The idea came from watching cigarette smokers trying to quit. More specifically it came from pondering the successes of the electronic cigarettes in helping people conquer their addiction. It’s as much about the physical actions, the experience of your senses, in craving a cigarette, as it is about the actual chemical dependency. In similar ways, customers persistently attracted to more archaic marketing methods need to be coerced into more modern and practical forms, but only through consideration for their sensory perception.
What I mean by this is that we instinctively want to move our customers onto more exciting and elaborate ways to encounter us online. But we often forget that many folks out there running into Flash-driven visual explosions of marketing content still consider that kind of tactic, developed years ago, as being too in-your-face. Some people have a hard enough time navigating simple hyperlinked instructions if the site you’re posting your link on is littered with overzealous advertisements. Forget about the right string of words here – if you fail to bring yourself down to the comfort level of your clientele they won’t be looking for anything in particular.
If you somehow were to find a way to ask your customers directly what’s in the way of them finding their way through the maze of modern internet marketing strategy, they’ll end up saying all they want is something easy to navigate – to use.
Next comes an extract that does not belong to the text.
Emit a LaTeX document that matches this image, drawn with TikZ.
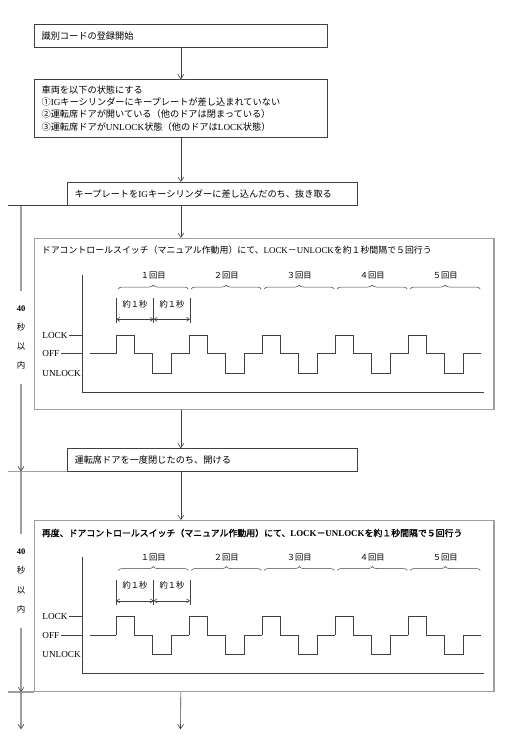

This is where social media and social networking sites come in so handy: even your most inexperienced online shopper is going to typically understand any marketing applied to the sites they visit the most. More and more generations are getting onto sites like Facebook, which are in many ways the online equivalent of the fake cigarette: they provide familiar action and experience in steering users towards modern advertisements.
It’s shocking then to read about a Harvard Business Review study that revealed not only did 75% of more than 2,100 companies polled not know where their customers were spreading positive buzz about them online, but about 30% aren’t even taking measurements of how social media affects their business. In a time when it’s a certainty that many of these businesses are trying ways to have new means of marketing affect valuable customers who have a hard time responding to these new techniques, it doesn’t make sense that they’d be ignoring what could possibly be the bridge that closes the gap: social media.
Our customers seem perpetually addicted to certain ways of conducting themselves online: mostly ignoring information that comes at them in alarmingly different fashions than what they’re used to. The smoker craves the actions of their habit. Encourage online habits of conservative searching and lack of interactive participation by seeking out a golden mean that uses a proven source of modern online marketing – social networking – to inaugurate newfangled ways of marketing onto the experiences of your customers. If it feels right to them, then it typically is.